Exercise objective | Repeat, exactly and only, the lines from the beginning of the data through the line with "from matplotlib.lines import Line2D". Pictures are left out.

▼

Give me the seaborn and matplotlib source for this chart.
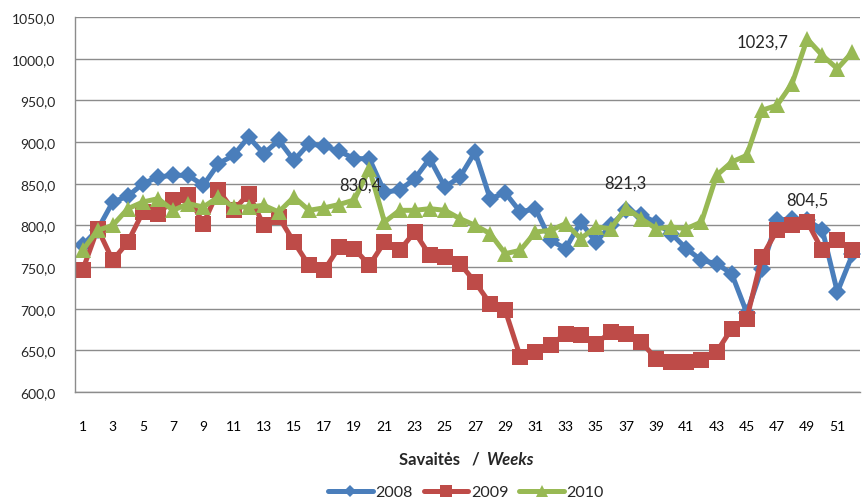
import numpy as np
import pandas as pd
import matplotlib
matplotlib.use("Agg")
import matplotlib.pyplot as plt
import seaborn as sns
from matplotlib.lines import Line2D

weeks = list(range(1, 53))
years = ["2008", "2009", "2010"]
v2008 = [776, 795, 828, 835, 850, 858, 860, 860, 848, 874, 884, 906, 886, 902, 878, 898,
         895, 889, 880, 880, 840, 842, 856, 880, 846, 858, 888, 832, 839, 816, 820, 782,
         772, 804, 780, 800, 818, 813, 803, 790, 772, 758, 754, 742, 695, 748, 806, 808,
         806, 795, 720, 765]
v2009 = [746, 796, 758, 780, 816, 814, 830, 836, 802, 842, 818, 838, 800, 810, 780, 752,
         746, 774, 772, 752, 780, 770, 792, 764, 762, 754, 732, 706, 698, 642, 648, 656,
         670, 668, 658, 672, 670, 660, 640, 636, 636, 638, 648, 676, 688, 762, 794, 800,
         804.5, 770, 782, 771]
v2010 = [770, 794, 800, 820, 828, 832, 818, 826, 822, 834, 822, 822, 824, 816, 834, 818,
         821, 825, 830.4, 868, 804, 818, 818, 820, 818, 808, 800, 790, 766, 770, 792, 794,
         802, 784, 798, 796, 821.3, 808, 796, 798, 796, 804, 860, 876, 884, 938, 944, 970,
         1023.7, 1004, 988, 1008]
yticks = [600, 650, 700, 750, 800, 850, 900, 950, 1000, 1050]
xtick_weeks = list(range(1, 52, 2))

colors = {"2008": "#4A7EBB", "2009": "#BE4B48", "2010": "#98B954"}
markers = {"2008": "D", "2009": "s", "2010": "^"}
msize = {"2008": 9, "2009": 11.5, "2010": 12}

df = pd.DataFrame({
    "week": weeks * 3,
    "value": v2008 + v2009 + v2010,
    "year": ["2008"] * 52 + ["2009"] * 52 + ["2010"] * 52,
})

sns.set_theme(style="white")
plt.rcParams["font.family"] = ["Lato", "DejaVu Sans"]

W, H = 863, 502
fig = plt.figure(figsize=(W / 100, H / 100), dpi=100)
ax = fig.add_axes([75 / W, 1 - 393 / H, (860 - 75) / W, (393 - 18) / H])

for yr in years:
    sub = df[df["year"] == yr]
    sns.lineplot(data=sub, x="week", y="value", ax=ax, color=colors[yr],
                 marker=markers[yr], markersize=msize[yr], linewidth=3.6,
                 markeredgewidth=0, label=yr, legend=False)

ax.set_xlim(0.5, 52.5)
ax.set_ylim(600, 1050)
ax.set_yticks(yticks)
ax.set_yticklabels([f"{v:.1f}".replace(".", ",") for v in yticks], fontsize=10)
ax.set_xticks(xtick_weeks)
ax.set_xticklabels([str(w) for w in xtick_weeks], fontsize=10)
ax.set_xticks(np.arange(0.5, 53, 1), minor=True)
ax.tick_params(axis="x", which="major", length=0, pad=20, colors="#000000")
ax.tick_params(axis="x", which="minor", length=5, width=1, color="#8c8c8c", direction="out")
ax.tick_params(axis="y", which="major", length=5, width=1, color="#8c8c8c", direction="out", pad=9)
ax.yaxis.grid(True, color="#8c8c8c", linewidth=1)
ax.xaxis.grid(False)
ax.set_axisbelow(True)
for s in ["top", "right"]:
    ax.spines[s].set_visible(False)
for s in ["left", "bottom"]:
    ax.spines[s].set_color("#8c8c8c")
    ax.spines[s].set_linewidth(1)
ax.set_xlabel("")
ax.set_ylabel("")

# data labels
def lab(v):
    return f"{v:.1f}".replace(".", ",")

ann = [(v2010, 19, (6, 15)), (v2010, 37, (-1, 25)), (v2009, 49, (0, 22)), (v2010, 49, (-45, -3))]
for arr, wk, off in ann:
    ax.annotate(lab(arr[wk - 1]), xy=(wk, arr[wk - 1]), xytext=off,
                textcoords="offset pixels", ha="center", va="center", fontsize=12)

# x axis title
fig.text(480 / W, 1 - 460 / H, "Savaitės   /", ha="right", va="center",
         fontsize=12, fontweight="bold")
fig.text(486 / W, 1 - 460 / H, "Weeks", ha="left", va="center",
         fontsize=12, fontweight="bold", fontstyle="italic")

handles = [Line2D([0], [0], color=colors[y], marker=markers[y], markersize=msize[y] * 0.7,
                  linewidth=3.6, markeredgewidth=0) for y in years]
fig.legend(handles, years, loc="center", bbox_to_anchor=(466 / W, 1 - 493 / H), ncol=3,
           frameon=False, fontsize=11.5, handlelength=2.8, columnspacing=0.7,
           handletextpad=0.15)

fig.savefig("out.png", dpi=100)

▲

Output for this exercise |
Give me the seaborn and matplotlib source for this chart.
import numpy as np
import pandas as pd
import matplotlib
matplotlib.use("Agg")
import matplotlib.pyplot as plt
import seaborn as sns
from matplotlib.lines import Line2D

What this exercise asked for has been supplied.